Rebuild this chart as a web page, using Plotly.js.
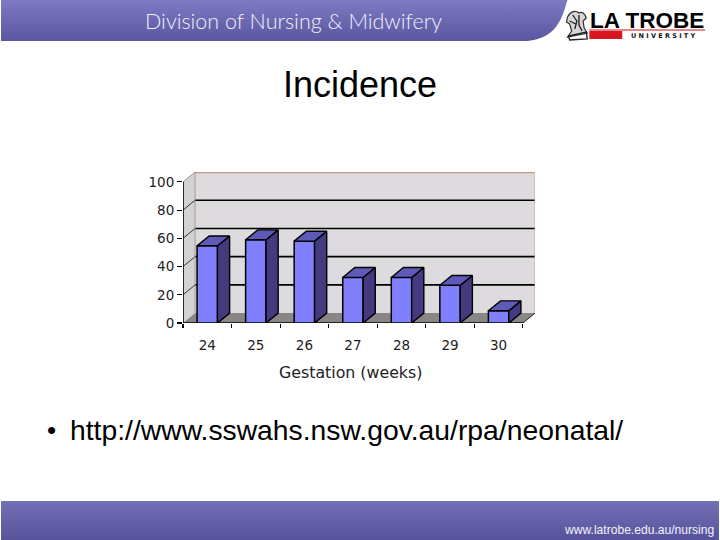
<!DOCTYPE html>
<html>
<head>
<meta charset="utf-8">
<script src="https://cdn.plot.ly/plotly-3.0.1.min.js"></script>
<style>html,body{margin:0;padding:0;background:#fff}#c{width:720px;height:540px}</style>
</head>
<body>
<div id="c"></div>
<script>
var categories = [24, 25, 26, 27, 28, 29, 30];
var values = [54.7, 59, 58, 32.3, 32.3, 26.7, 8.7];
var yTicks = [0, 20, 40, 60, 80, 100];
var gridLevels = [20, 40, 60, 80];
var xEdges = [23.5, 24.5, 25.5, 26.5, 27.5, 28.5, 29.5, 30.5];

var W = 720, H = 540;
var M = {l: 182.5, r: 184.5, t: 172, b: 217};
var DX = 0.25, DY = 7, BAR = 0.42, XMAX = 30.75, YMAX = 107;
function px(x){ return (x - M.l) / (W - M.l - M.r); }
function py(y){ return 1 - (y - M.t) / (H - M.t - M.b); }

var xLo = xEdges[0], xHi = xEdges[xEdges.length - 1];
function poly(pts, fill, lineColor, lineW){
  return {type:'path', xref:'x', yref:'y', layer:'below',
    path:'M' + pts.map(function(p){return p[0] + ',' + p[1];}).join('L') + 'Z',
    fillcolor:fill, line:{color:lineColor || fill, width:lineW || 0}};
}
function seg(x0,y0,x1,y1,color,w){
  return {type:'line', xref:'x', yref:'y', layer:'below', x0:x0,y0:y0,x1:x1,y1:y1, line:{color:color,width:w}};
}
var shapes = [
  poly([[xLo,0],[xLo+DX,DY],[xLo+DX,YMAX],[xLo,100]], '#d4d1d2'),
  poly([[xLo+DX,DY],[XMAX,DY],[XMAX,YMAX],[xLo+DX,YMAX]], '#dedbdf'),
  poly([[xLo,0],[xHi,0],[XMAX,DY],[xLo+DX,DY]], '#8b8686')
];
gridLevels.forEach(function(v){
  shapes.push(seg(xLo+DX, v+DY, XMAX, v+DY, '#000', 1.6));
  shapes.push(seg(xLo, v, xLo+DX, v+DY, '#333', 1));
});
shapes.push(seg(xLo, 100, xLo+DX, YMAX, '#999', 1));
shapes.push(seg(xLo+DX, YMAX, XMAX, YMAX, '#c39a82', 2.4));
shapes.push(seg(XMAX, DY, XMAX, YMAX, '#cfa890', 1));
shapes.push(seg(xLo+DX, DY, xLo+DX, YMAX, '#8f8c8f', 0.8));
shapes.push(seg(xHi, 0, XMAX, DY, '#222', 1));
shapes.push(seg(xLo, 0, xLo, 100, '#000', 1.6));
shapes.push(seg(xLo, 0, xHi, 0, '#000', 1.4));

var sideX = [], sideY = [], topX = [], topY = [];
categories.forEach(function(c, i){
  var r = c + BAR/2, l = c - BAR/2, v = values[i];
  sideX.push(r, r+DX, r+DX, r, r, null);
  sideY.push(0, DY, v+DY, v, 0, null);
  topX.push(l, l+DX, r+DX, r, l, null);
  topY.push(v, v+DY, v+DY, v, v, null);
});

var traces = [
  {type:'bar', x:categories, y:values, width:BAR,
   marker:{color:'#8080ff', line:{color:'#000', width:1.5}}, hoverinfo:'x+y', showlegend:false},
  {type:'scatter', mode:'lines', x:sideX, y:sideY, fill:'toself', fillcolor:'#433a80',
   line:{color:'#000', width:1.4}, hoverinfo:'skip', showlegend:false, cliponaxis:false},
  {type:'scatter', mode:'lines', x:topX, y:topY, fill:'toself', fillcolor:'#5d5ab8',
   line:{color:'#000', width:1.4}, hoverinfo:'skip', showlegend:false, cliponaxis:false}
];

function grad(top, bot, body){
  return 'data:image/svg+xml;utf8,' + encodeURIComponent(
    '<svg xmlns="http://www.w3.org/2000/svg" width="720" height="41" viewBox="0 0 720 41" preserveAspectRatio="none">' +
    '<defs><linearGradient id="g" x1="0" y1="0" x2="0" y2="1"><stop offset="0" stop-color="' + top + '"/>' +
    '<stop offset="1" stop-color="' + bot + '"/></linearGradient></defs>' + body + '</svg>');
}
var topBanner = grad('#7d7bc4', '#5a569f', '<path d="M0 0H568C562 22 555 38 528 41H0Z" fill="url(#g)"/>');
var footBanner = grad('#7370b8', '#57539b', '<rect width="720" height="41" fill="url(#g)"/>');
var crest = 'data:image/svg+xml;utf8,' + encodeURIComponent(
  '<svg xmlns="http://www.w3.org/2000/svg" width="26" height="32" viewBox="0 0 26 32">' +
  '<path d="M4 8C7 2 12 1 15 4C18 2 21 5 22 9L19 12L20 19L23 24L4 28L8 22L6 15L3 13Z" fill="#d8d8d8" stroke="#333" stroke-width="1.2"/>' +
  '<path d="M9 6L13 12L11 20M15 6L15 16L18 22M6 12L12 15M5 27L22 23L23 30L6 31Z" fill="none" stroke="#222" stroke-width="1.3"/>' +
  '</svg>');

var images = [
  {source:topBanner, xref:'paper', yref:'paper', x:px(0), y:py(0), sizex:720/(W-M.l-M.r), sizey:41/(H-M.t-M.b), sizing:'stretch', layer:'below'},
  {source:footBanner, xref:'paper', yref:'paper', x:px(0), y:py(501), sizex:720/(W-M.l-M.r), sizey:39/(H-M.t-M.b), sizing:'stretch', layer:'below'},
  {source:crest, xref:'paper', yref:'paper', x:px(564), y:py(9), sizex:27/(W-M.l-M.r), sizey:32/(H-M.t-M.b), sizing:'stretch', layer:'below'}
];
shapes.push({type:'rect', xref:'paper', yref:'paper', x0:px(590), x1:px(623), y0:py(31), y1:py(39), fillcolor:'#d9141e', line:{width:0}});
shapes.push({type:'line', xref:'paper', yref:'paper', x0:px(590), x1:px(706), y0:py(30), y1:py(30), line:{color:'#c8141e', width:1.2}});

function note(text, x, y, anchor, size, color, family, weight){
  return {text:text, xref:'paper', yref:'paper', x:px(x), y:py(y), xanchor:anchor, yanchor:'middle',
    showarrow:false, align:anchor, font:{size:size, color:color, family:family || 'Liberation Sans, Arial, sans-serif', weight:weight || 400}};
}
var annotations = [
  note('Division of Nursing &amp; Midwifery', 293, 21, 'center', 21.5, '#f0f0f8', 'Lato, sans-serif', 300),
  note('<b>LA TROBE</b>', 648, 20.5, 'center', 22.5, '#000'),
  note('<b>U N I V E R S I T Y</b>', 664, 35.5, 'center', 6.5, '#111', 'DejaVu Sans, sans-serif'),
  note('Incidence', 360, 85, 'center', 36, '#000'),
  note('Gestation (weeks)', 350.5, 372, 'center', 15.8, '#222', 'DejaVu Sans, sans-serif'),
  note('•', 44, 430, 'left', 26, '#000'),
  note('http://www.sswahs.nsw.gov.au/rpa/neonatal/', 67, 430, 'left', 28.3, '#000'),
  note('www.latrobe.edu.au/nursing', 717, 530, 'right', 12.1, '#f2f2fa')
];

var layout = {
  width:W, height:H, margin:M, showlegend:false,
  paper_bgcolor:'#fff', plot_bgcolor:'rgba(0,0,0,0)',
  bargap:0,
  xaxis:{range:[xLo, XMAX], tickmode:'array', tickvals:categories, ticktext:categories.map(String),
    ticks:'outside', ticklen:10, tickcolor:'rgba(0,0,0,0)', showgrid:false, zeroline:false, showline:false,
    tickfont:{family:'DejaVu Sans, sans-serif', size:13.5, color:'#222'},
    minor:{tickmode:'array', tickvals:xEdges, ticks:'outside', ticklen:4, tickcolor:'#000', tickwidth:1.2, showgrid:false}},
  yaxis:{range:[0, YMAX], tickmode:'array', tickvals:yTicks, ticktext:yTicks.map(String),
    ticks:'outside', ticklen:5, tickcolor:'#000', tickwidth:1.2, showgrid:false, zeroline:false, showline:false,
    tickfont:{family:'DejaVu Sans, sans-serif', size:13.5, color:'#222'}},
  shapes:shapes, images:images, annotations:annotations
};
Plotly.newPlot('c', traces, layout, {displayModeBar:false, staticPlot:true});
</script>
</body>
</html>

────────────────

■ Requirement:
Please restate the material above line by line, exactly, beginning at its first line and ending with the line that contains "return 1 - (y", without any pictures.

■ Complete answer:
Rebuild this chart as a web page, using Plotly.js.
<!DOCTYPE html>
<html>
<head>
<meta charset="utf-8">
<script src="https://cdn.plot.ly/plotly-3.0.1.min.js"></script>
<style>html,body{margin:0;padding:0;background:#fff}#c{width:720px;height:540px}</style>
</head>
<body>
<div id="c"></div>
<script>
var categories = [24, 25, 26, 27, 28, 29, 30];
var values = [54.7, 59, 58, 32.3, 32.3, 26.7, 8.7];
var yTicks = [0, 20, 40, 60, 80, 100];
var gridLevels = [20, 40, 60, 80];
var xEdges = [23.5, 24.5, 25.5, 26.5, 27.5, 28.5, 29.5, 30.5];

var W = 720, H = 540;
var M = {l: 182.5, r: 184.5, t: 172, b: 217};
var DX = 0.25, DY = 7, BAR = 0.42, XMAX = 30.75, YMAX = 107;
function px(x){ return (x - M.l) / (W - M.l - M.r); }
function py(y){ return 1 - (y - M.t) / (H - M.t - M.b); }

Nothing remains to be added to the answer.